Boxwood foliage is yellower than normal, and leaves are stippled with bites

I’d imagined that box (Buxus sempervirens) grew healthily in my garden. More accurately, it looked healthy as long as it got annual spraying.

    With a sinking heart, I noticed last week that scale insects are back on the undersides of the leaves of a variegated kiwi vine (Actinidia kolomikta). I knew they were there last year and hoped I’d eliminated them by swabbing them off the leaves with rubbing alcohol.


White cottony covering protects scale insect on kiwi leaves

    Lueders inspected in March and warned that scale was also affecting two magnolias. I’d noticed black staining on the branches, probably from mold that grew on the insects’ honeydew secretions. 
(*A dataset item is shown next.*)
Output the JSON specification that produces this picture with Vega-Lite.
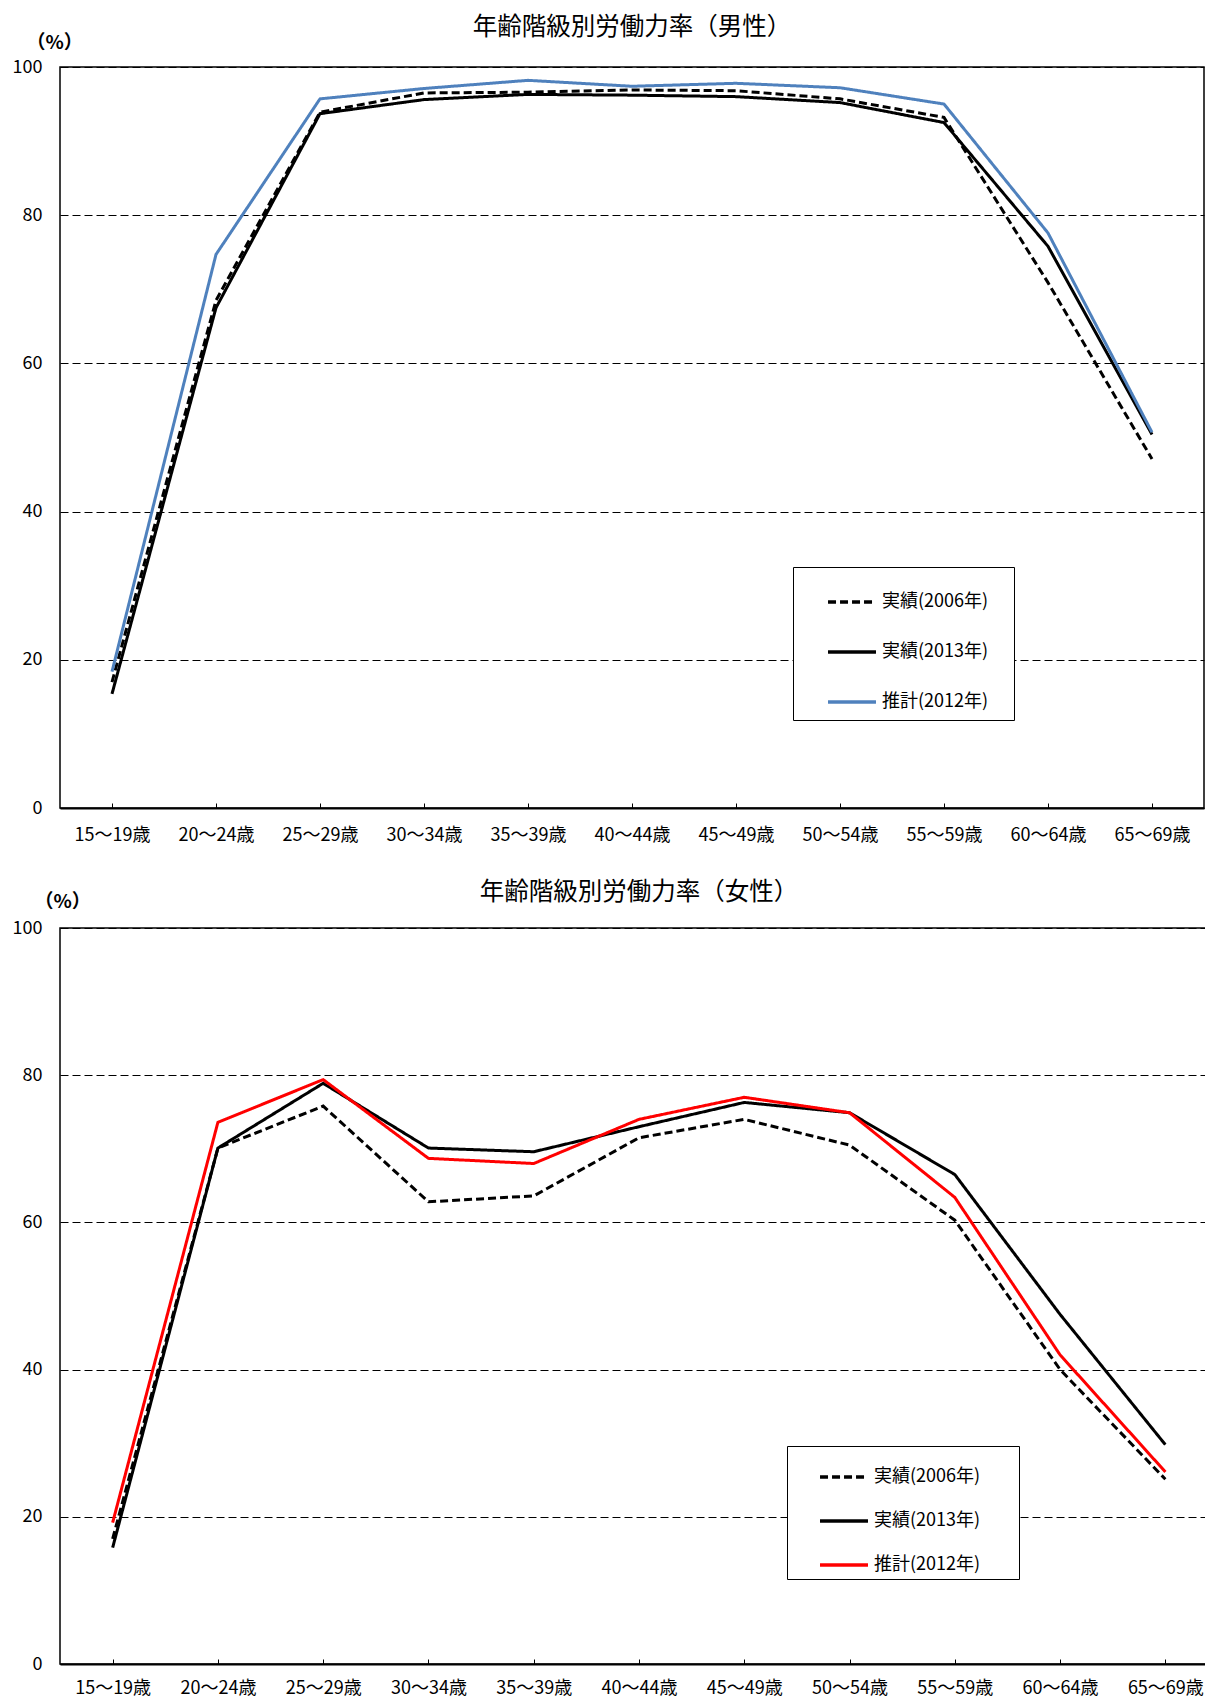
{
  "$schema": "https://vega.github.io/schema/vega-lite/v6.json",
  "padding": {"left": 11, "top": 13, "right": 0, "bottom": 0},
  "spacing": 33,
  "config": {
    "font": "Noto Sans CJK JP",
    "view": {"stroke": "#000", "strokeWidth": 1.5},
    "title": {"fontSize": 24.5, "fontWeight": "normal", "color": "#000", "anchor": "middle", "offset": -7},
    "axis": {"labelFont": "Noto Sans CJK JP", "labelFontSize": 18, "labelColor": "#000", "domainColor": "#000"},
    "legend": {"labelFont": "Noto Sans CJK JP"}
  },
  "datasets": {
    "male": [
      {"age": "15〜19歳", "s": "実績(2006年)", "v": 17.0},
      {"age": "20〜24歳", "s": "実績(2006年)", "v": 68.5},
      {"age": "25〜29歳", "s": "実績(2006年)", "v": 93.9},
      {"age": "30〜34歳", "s": "実績(2006年)", "v": 96.5},
      {"age": "35〜39歳", "s": "実績(2006年)", "v": 96.6},
      {"age": "40〜44歳", "s": "実績(2006年)", "v": 96.9},
      {"age": "45〜49歳", "s": "実績(2006年)", "v": 96.8},
      {"age": "50〜54歳", "s": "実績(2006年)", "v": 95.7},
      {"age": "55〜59歳", "s": "実績(2006年)", "v": 93.2},
      {"age": "60〜64歳", "s": "実績(2006年)", "v": 70.9},
      {"age": "65〜69歳", "s": "実績(2006年)", "v": 47.1},
      {"age": "15〜19歳", "s": "実績(2013年)", "v": 15.4},
      {"age": "20〜24歳", "s": "実績(2013年)", "v": 67.5},
      {"age": "25〜29歳", "s": "実績(2013年)", "v": 93.7},
      {"age": "30〜34歳", "s": "実績(2013年)", "v": 95.6},
      {"age": "35〜39歳", "s": "実績(2013年)", "v": 96.3},
      {"age": "40〜44歳", "s": "実績(2013年)", "v": 96.2},
      {"age": "45〜49歳", "s": "実績(2013年)", "v": 96.0},
      {"age": "50〜54歳", "s": "実績(2013年)", "v": 95.2},
      {"age": "55〜59歳", "s": "実績(2013年)", "v": 92.5},
      {"age": "60〜64歳", "s": "実績(2013年)", "v": 75.8},
      {"age": "65〜69歳", "s": "実績(2013年)", "v": 50.4},
      {"age": "15〜19歳", "s": "推計(2012年)", "v": 18.4},
      {"age": "20〜24歳", "s": "推計(2012年)", "v": 74.7},
      {"age": "25〜29歳", "s": "推計(2012年)", "v": 95.7},
      {"age": "30〜34歳", "s": "推計(2012年)", "v": 97.1},
      {"age": "35〜39歳", "s": "推計(2012年)", "v": 98.2},
      {"age": "40〜44歳", "s": "推計(2012年)", "v": 97.4},
      {"age": "45〜49歳", "s": "推計(2012年)", "v": 97.8},
      {"age": "50〜54歳", "s": "推計(2012年)", "v": 97.2},
      {"age": "55〜59歳", "s": "推計(2012年)", "v": 95.0},
      {"age": "60〜64歳", "s": "推計(2012年)", "v": 77.6},
      {"age": "65〜69歳", "s": "推計(2012年)", "v": 50.7}
    ],
    "female": [
      {"age": "15〜19歳", "s": "実績(2006年)", "v": 17.0},
      {"age": "20〜24歳", "s": "実績(2006年)", "v": 70.1},
      {"age": "25〜29歳", "s": "実績(2006年)", "v": 75.8},
      {"age": "30〜34歳", "s": "実績(2006年)", "v": 62.8},
      {"age": "35〜39歳", "s": "実績(2006年)", "v": 63.6},
      {"age": "40〜44歳", "s": "実績(2006年)", "v": 71.5},
      {"age": "45〜49歳", "s": "実績(2006年)", "v": 74.0},
      {"age": "50〜54歳", "s": "実績(2006年)", "v": 70.5},
      {"age": "55〜59歳", "s": "実績(2006年)", "v": 60.3},
      {"age": "60〜64歳", "s": "実績(2006年)", "v": 40.0},
      {"age": "65〜69歳", "s": "実績(2006年)", "v": 25.1},
      {"age": "15〜19歳", "s": "実績(2013年)", "v": 15.8},
      {"age": "20〜24歳", "s": "実績(2013年)", "v": 70.1},
      {"age": "25〜29歳", "s": "実績(2013年)", "v": 78.9},
      {"age": "30〜34歳", "s": "実績(2013年)", "v": 70.1},
      {"age": "35〜39歳", "s": "実績(2013年)", "v": 69.6},
      {"age": "40〜44歳", "s": "実績(2013年)", "v": 73.0},
      {"age": "45〜49歳", "s": "実績(2013年)", "v": 76.3},
      {"age": "50〜54歳", "s": "実績(2013年)", "v": 74.9},
      {"age": "55〜59歳", "s": "実績(2013年)", "v": 66.5},
      {"age": "60〜64歳", "s": "実績(2013年)", "v": 47.5},
      {"age": "65〜69歳", "s": "実績(2013年)", "v": 29.8},
      {"age": "15〜19歳", "s": "推計(2012年)", "v": 19.2},
      {"age": "20〜24歳", "s": "推計(2012年)", "v": 73.6},
      {"age": "25〜29歳", "s": "推計(2012年)", "v": 79.4},
      {"age": "30〜34歳", "s": "推計(2012年)", "v": 68.7},
      {"age": "35〜39歳", "s": "推計(2012年)", "v": 68.0},
      {"age": "40〜44歳", "s": "推計(2012年)", "v": 74.0},
      {"age": "45〜49歳", "s": "推計(2012年)", "v": 77.0},
      {"age": "50〜54歳", "s": "推計(2012年)", "v": 74.9},
      {"age": "55〜59歳", "s": "推計(2012年)", "v": 63.4},
      {"age": "60〜64歳", "s": "推計(2012年)", "v": 42.0},
      {"age": "65〜69歳", "s": "推計(2012年)", "v": 26.1}
    ]
  },
  "resolve": {"scale": {"color": "independent", "strokeDash": "independent"}, "legend": {"color": "independent", "strokeDash": "independent"}},
  "vconcat": [
    {
      "title": "年齢階級別労働力率（男性）",
      "width": 1144,
      "height": 741,
      "data": {"name": "male"},
      "mark": {"type": "line", "strokeWidth": 3},
      "encoding": {
        "x": {"field": "age", "type": "ordinal", "sort": null, "scale": {"type": "point", "padding": 0.5},
          "axis": {"title": null, "labelAngle": 0, "tickSize": -5, "tickColor": "#000", "labelPadding": 23, "domainWidth": 2, "grid": false}},
        "y": {"field": "v", "type": "quantitative", "scale": {"domain": [0, 100]},
          "axis": {"values": [0, 20, 40, 60, 80, 100], "title": "（%）", "titleAngle": 0, "titleAlign": "left", "titleBaseline": "middle", "titleX": -34, "titleY": -25, "titleFontSize": 19, "titleFontWeight": "bold", "ticks": false, "domain": false, "labelPadding": 18, "grid": true, "gridColor": "#000", "gridDash": [8, 4], "gridWidth": 1}},
        "color": {"field": "s", "type": "nominal", "scale": {"domain": ["実績(2006年)", "実績(2013年)", "推計(2012年)"], "range": ["#000000", "#000000", "#4F81BD"]},
          "legend": {"title": null, "orient": "none", "legendX": 733, "legendY": 500, "symbolType": "stroke", "symbolSize": 2300, "symbolStrokeWidth": 3.5, "symbolOffset": 24, "labelFontSize": 18, "labelColor": "#000", "labelExpr": "datum.label + '\u3164'", "strokeColor": "#000", "padding": 9, "rowPadding": 15, "labelOffset": 4, "fillColor": "#fff"}},
        "strokeDash": {"field": "s", "type": "nominal", "scale": {"domain": ["実績(2006年)", "実績(2013年)", "推計(2012年)"], "range": [[8, 4], [1, 0], [1, 0]]},
          "legend": {"title": null, "orient": "none", "legendX": 733, "legendY": 500, "symbolType": "stroke", "symbolSize": 2300, "symbolStrokeWidth": 3.5, "symbolOffset": 24, "labelFontSize": 18, "labelColor": "#000", "labelExpr": "datum.label + '\u3164'", "strokeColor": "#000", "padding": 9, "rowPadding": 15, "labelOffset": 4, "fillColor": "#fff"}}
      }
    },
    {
      "title": {"text": "年齢階級別労働力率（女性）", "offset": -13},
      "width": 1158,
      "height": 736,
      "data": {"name": "female"},
      "mark": {"type": "line", "strokeWidth": 3},
      "encoding": {
        "x": {"field": "age", "type": "ordinal", "sort": null, "scale": {"type": "point", "padding": 0.5},
          "axis": {"title": null, "labelAngle": 0, "tickSize": -5, "tickColor": "#000", "labelPadding": 20, "domainWidth": 2, "grid": false}},
        "y": {"field": "v", "type": "quantitative", "scale": {"domain": [0, 100]},
          "axis": {"values": [0, 20, 40, 60, 80, 100], "title": "（%）", "titleAngle": 0, "titleAlign": "left", "titleBaseline": "middle", "titleX": -26, "titleY": -27, "titleFontSize": 19, "titleFontWeight": "bold", "ticks": false, "domain": false, "labelPadding": 18, "grid": true, "gridColor": "#000", "gridDash": [8, 4], "gridWidth": 1}},
        "color": {"field": "s", "type": "nominal", "scale": {"domain": ["実績(2006年)", "実績(2013年)", "推計(2012年)"], "range": ["#000000", "#000000", "#FF0000"]},
          "legend": {"title": null, "orient": "none", "legendX": 727, "legendY": 518, "symbolType": "stroke", "symbolSize": 2300, "symbolStrokeWidth": 3.5, "symbolOffset": 26, "labelFontSize": 18, "labelColor": "#000", "labelExpr": "datum.label + '\u3164\uFFA0'", "strokeColor": "#000", "padding": 5, "rowPadding": 9, "labelOffset": 4, "fillColor": "#fff"}},
        "strokeDash": {"field": "s", "type": "nominal", "scale": {"domain": ["実績(2006年)", "実績(2013年)", "推計(2012年)"], "range": [[8, 4], [1, 0], [1, 0]]},
          "legend": {"title": null, "orient": "none", "legendX": 727, "legendY": 518, "symbolType": "stroke", "symbolSize": 2300, "symbolStrokeWidth": 3.5, "symbolOffset": 26, "labelFontSize": 18, "labelColor": "#000", "labelExpr": "datum.label + '\u3164\uFFA0'", "strokeColor": "#000", "padding": 5, "rowPadding": 9, "labelOffset": 4, "fillColor": "#fff"}}
      }
    }
  ]
}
    So now what? Lueders recommends spraying more horticultural oil. They’d resume treating the magnolias and boxwood in early spring as they used to do, and they’d add a second oil application to the boxwood shrubs in fall.


    The problem is that I’m trying to enable a full population of insects to live in my yard, finding their own balance between leaf-eaters such as the mites and scale and their insect predators. If I keep interfering by applying insecticides, beneficial insect predators won’t be attracted to the garden. 


Dragonflies help maintain balance by eating other insects

Spraying in fall when lots of insects are active would also kill bystanders that are needed as part of the full food web.

    For a start, I think I’ll remove the kiwi vine and replace it with something else that can grow on a north-facing wall. I could try replacing boxwood shrubs with native inkberry (Ilex glabra), which has similar small, shiny evergreen leaves. I’ll hold off on making a decision about the magnolias. 


     I’m thinking of this period as analogous to the transition from conventional to organic farming. It could take a few seasons for a natural balance to be established.